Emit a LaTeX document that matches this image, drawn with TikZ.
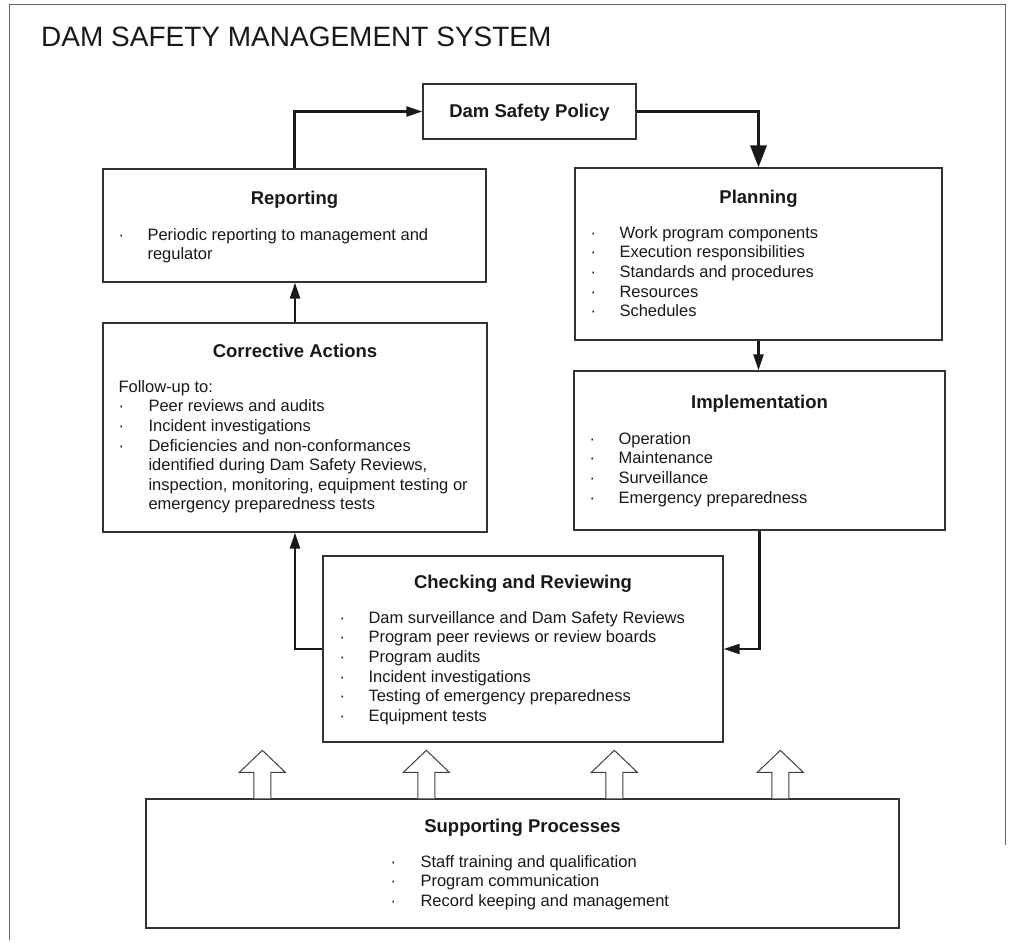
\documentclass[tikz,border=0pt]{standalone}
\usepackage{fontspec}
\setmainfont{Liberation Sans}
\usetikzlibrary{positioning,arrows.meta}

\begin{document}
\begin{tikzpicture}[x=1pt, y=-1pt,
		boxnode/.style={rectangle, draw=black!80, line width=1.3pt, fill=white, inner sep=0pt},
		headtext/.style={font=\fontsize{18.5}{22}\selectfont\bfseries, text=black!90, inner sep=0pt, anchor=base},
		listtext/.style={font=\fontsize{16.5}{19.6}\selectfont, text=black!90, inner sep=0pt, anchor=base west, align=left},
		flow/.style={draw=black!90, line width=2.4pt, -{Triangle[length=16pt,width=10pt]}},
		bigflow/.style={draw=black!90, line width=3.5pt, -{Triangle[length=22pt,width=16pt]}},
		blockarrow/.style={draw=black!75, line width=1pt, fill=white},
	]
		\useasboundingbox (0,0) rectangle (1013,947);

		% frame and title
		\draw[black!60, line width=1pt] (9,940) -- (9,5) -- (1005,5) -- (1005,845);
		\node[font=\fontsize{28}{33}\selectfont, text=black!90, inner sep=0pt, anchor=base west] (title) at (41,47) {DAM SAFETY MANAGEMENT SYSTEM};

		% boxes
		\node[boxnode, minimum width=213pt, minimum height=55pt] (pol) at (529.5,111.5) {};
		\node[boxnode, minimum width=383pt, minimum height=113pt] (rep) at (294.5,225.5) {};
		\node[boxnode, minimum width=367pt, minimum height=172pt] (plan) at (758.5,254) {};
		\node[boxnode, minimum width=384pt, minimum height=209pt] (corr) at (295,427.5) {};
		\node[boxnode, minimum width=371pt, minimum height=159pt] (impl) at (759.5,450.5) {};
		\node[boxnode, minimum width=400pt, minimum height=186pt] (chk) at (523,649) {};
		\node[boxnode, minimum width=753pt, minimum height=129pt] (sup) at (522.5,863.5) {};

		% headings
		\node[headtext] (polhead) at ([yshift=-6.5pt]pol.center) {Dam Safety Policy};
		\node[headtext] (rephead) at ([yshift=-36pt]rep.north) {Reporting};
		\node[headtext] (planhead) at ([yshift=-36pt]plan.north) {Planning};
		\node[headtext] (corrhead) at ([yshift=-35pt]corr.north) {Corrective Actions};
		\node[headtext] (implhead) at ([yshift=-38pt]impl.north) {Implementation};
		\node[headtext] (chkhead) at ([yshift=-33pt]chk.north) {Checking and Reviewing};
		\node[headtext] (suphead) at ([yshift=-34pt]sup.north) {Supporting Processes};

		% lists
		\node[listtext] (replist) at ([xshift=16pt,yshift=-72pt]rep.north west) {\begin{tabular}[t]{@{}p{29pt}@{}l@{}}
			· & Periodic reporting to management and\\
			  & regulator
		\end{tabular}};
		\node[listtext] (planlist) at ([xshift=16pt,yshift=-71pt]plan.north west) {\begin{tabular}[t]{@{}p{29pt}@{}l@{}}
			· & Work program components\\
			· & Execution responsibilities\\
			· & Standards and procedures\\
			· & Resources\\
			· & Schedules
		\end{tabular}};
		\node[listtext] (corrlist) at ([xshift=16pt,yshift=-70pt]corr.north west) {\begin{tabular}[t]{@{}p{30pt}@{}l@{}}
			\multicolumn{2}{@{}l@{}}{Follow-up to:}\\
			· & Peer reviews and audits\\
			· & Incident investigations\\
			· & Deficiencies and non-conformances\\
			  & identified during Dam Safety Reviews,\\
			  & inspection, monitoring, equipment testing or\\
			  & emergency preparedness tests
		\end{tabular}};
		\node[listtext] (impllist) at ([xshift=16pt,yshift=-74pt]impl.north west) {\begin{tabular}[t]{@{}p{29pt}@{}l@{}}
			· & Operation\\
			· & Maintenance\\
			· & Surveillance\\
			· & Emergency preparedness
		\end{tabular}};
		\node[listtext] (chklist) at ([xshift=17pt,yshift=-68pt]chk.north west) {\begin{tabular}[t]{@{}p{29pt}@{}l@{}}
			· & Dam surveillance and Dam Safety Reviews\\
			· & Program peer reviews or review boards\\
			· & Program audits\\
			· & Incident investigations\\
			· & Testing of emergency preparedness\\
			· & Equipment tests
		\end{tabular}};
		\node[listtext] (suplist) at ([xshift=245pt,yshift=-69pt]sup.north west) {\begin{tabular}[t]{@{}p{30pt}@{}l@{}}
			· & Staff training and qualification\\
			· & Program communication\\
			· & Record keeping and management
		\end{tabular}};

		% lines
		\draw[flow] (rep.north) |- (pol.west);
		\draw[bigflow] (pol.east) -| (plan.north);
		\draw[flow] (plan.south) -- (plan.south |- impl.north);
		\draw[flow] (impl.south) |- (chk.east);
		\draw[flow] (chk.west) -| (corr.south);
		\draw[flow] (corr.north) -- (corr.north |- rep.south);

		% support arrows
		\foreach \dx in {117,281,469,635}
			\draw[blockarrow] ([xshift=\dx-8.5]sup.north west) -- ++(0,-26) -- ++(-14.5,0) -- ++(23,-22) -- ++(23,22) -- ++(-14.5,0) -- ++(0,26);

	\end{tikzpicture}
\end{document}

==

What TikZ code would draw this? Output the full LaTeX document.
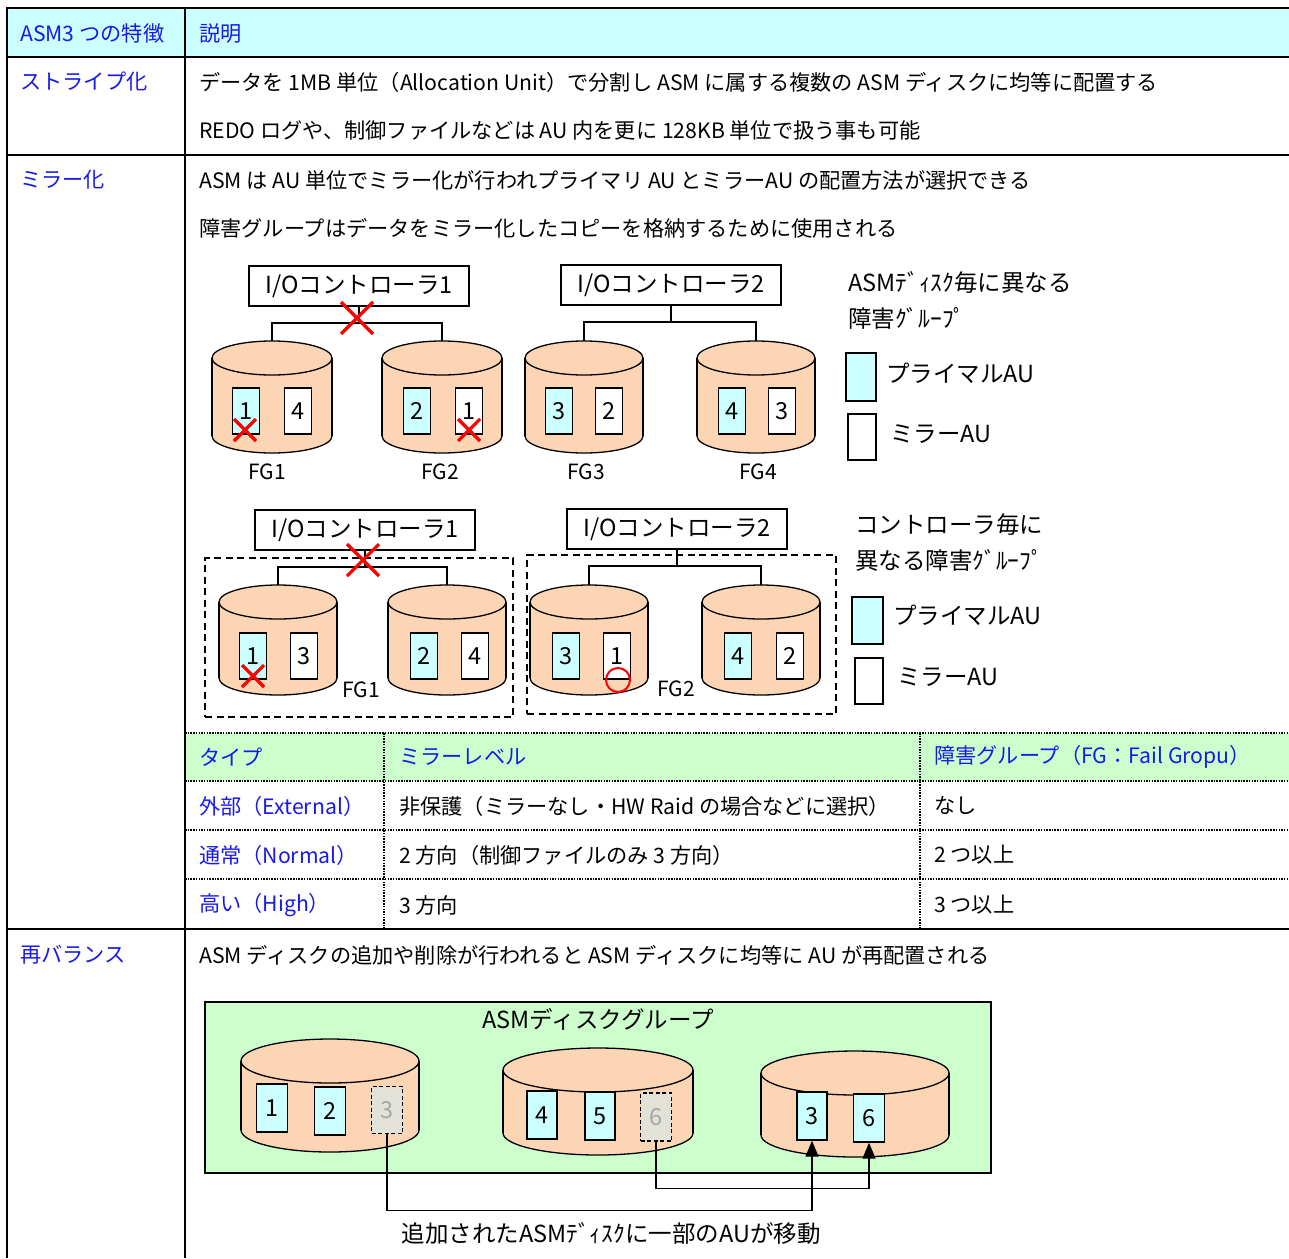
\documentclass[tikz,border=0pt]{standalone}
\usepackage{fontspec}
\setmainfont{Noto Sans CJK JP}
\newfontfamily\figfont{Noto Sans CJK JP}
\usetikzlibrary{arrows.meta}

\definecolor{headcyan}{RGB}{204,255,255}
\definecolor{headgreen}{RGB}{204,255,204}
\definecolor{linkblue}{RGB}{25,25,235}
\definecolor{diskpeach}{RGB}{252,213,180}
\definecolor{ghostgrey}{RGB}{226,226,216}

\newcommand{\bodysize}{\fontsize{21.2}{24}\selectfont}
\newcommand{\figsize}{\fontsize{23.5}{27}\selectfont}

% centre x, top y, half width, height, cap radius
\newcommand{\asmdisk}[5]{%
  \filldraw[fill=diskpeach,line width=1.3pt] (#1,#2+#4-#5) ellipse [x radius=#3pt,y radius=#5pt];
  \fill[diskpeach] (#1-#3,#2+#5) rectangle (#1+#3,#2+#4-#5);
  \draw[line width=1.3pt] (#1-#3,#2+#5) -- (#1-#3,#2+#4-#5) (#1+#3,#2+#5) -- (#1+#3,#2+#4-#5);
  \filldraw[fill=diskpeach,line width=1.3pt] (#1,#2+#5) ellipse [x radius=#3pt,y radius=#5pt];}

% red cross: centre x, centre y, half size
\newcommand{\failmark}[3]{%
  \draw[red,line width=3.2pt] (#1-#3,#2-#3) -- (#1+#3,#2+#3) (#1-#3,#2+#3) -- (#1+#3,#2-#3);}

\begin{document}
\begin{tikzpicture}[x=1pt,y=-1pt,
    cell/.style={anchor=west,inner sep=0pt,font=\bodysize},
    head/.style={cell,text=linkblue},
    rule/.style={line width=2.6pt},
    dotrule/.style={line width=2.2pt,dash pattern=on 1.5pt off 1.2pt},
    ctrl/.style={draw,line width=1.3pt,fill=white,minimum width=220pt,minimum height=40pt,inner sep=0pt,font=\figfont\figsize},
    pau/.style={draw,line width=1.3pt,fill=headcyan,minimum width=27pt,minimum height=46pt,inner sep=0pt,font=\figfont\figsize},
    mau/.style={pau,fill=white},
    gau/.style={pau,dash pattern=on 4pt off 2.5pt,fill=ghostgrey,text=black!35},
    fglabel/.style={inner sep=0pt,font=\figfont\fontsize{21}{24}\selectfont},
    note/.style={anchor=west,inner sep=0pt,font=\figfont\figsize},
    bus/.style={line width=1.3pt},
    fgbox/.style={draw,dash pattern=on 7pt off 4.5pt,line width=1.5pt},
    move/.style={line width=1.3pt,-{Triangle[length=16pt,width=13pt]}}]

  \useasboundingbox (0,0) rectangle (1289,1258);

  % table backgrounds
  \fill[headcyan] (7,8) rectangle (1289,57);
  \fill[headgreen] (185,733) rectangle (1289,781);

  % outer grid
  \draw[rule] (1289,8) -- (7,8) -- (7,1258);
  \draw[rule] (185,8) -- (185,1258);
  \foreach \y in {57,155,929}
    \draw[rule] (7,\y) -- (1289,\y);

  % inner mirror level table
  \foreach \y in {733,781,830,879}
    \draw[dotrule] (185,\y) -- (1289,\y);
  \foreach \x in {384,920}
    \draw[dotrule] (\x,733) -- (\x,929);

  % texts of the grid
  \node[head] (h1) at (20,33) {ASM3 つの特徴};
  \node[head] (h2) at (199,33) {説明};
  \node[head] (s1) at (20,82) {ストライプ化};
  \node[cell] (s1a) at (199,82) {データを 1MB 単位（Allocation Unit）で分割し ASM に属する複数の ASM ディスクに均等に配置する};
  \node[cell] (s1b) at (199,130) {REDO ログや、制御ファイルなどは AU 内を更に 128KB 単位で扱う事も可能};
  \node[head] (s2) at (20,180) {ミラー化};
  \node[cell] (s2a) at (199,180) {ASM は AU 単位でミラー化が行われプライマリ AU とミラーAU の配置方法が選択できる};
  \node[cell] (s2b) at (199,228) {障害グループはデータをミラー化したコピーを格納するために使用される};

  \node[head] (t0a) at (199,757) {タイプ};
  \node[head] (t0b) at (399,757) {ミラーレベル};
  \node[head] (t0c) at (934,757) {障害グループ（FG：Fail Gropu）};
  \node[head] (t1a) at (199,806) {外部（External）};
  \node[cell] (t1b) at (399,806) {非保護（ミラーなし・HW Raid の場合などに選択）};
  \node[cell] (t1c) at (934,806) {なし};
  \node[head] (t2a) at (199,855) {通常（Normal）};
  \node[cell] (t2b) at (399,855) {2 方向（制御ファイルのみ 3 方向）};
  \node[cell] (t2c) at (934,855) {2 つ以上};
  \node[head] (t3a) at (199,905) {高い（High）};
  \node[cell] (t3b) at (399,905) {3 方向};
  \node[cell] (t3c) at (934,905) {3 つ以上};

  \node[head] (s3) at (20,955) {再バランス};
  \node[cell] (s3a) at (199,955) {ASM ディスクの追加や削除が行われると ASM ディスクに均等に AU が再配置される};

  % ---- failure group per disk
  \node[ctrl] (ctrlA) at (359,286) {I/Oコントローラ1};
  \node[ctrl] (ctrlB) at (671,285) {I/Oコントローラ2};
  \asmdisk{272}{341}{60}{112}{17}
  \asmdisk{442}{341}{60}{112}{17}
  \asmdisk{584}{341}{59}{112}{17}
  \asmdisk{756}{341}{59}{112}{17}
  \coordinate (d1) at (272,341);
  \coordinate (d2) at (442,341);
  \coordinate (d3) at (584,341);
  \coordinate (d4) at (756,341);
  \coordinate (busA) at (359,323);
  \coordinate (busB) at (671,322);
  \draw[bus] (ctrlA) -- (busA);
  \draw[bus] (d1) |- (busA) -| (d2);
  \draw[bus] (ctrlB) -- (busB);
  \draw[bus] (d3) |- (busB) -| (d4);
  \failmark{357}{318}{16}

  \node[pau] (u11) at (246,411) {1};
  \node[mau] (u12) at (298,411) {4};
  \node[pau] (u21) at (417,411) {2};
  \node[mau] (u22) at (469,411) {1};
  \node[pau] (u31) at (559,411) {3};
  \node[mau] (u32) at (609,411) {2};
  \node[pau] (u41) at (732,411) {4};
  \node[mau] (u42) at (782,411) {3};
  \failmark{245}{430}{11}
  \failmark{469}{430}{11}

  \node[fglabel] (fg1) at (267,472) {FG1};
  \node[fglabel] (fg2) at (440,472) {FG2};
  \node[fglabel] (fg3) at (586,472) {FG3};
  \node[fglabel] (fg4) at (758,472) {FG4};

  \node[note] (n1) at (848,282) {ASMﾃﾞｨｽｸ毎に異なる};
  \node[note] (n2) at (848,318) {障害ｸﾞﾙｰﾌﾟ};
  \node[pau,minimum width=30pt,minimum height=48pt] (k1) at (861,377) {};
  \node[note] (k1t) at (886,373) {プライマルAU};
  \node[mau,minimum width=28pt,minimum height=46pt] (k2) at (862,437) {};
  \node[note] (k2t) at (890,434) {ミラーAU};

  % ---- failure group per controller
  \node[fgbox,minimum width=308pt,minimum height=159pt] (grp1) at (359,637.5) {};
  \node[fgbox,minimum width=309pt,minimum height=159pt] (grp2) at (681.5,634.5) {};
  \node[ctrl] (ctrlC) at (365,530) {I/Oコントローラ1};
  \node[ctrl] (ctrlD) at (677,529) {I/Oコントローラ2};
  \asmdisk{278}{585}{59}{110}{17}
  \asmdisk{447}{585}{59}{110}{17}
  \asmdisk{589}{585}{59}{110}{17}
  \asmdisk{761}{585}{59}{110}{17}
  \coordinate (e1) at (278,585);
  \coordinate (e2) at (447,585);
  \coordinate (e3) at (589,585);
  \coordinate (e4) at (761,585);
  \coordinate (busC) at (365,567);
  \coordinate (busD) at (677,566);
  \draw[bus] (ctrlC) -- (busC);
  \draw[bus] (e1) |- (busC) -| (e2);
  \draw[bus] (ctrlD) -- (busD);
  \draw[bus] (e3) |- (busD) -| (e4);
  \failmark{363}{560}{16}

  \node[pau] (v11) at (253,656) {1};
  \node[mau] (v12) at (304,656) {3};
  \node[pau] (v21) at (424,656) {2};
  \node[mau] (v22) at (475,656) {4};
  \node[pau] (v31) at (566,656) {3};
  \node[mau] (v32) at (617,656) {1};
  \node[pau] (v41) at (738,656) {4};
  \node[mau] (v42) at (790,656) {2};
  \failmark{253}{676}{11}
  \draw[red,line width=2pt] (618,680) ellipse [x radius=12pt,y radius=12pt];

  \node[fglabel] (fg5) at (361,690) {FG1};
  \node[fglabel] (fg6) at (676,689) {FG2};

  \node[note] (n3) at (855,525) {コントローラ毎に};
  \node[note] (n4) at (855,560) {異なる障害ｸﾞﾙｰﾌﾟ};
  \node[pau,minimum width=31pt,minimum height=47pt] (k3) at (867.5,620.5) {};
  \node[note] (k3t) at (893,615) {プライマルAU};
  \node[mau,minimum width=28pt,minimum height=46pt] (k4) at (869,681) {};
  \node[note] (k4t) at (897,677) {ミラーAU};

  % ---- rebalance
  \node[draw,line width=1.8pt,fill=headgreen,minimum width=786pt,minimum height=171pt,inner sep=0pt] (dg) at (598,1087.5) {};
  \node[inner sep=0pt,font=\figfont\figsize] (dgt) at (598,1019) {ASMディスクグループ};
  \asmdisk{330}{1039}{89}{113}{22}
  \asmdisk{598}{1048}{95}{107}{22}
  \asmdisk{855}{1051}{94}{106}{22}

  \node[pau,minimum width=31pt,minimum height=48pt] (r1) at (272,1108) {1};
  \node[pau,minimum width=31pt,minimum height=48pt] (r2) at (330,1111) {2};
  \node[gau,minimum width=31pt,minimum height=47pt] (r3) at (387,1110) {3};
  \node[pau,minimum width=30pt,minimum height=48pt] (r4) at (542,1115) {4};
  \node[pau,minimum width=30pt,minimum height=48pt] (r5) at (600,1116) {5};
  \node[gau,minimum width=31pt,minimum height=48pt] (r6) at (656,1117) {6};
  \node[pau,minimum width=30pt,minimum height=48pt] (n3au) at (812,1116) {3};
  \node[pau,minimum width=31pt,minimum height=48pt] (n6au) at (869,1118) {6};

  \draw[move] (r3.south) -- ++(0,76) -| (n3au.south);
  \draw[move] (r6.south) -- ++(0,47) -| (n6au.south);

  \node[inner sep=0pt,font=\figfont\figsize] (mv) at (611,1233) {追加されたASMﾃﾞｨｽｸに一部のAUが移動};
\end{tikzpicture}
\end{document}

* _Written task_: Give back exactly the lines from the one that holds "Emit a LaTeX" to the one that holds "minimum width=753pt, minimum", with both ends and without the images.

* _Complete response_:
Emit a LaTeX document that matches this image, drawn with TikZ.
\documentclass[tikz,border=0pt]{standalone}
\usepackage{fontspec}
\setmainfont{Liberation Sans}
\usetikzlibrary{positioning,arrows.meta}

\begin{document}
\begin{tikzpicture}[x=1pt, y=-1pt,
		boxnode/.style={rectangle, draw=black!80, line width=1.3pt, fill=white, inner sep=0pt},
		headtext/.style={font=\fontsize{18.5}{22}\selectfont\bfseries, text=black!90, inner sep=0pt, anchor=base},
		listtext/.style={font=\fontsize{16.5}{19.6}\selectfont, text=black!90, inner sep=0pt, anchor=base west, align=left},
		flow/.style={draw=black!90, line width=2.4pt, -{Triangle[length=16pt,width=10pt]}},
		bigflow/.style={draw=black!90, line width=3.5pt, -{Triangle[length=22pt,width=16pt]}},
		blockarrow/.style={draw=black!75, line width=1pt, fill=white},
	]
		\useasboundingbox (0,0) rectangle (1013,947);

		% frame and title
		\draw[black!60, line width=1pt] (9,940) -- (9,5) -- (1005,5) -- (1005,845);
		\node[font=\fontsize{28}{33}\selectfont, text=black!90, inner sep=0pt, anchor=base west] (title) at (41,47) {DAM SAFETY MANAGEMENT SYSTEM};

		% boxes
		\node[boxnode, minimum width=213pt, minimum height=55pt] (pol) at (529.5,111.5) {};
		\node[boxnode, minimum width=383pt, minimum height=113pt] (rep) at (294.5,225.5) {};
		\node[boxnode, minimum width=367pt, minimum height=172pt] (plan) at (758.5,254) {};
		\node[boxnode, minimum width=384pt, minimum height=209pt] (corr) at (295,427.5) {};
		\node[boxnode, minimum width=371pt, minimum height=159pt] (impl) at (759.5,450.5) {};
		\node[boxnode, minimum width=400pt, minimum height=186pt] (chk) at (523,649) {};
		\node[boxnode, minimum width=753pt, minimum height=129pt] (sup) at (522.5,863.5) {};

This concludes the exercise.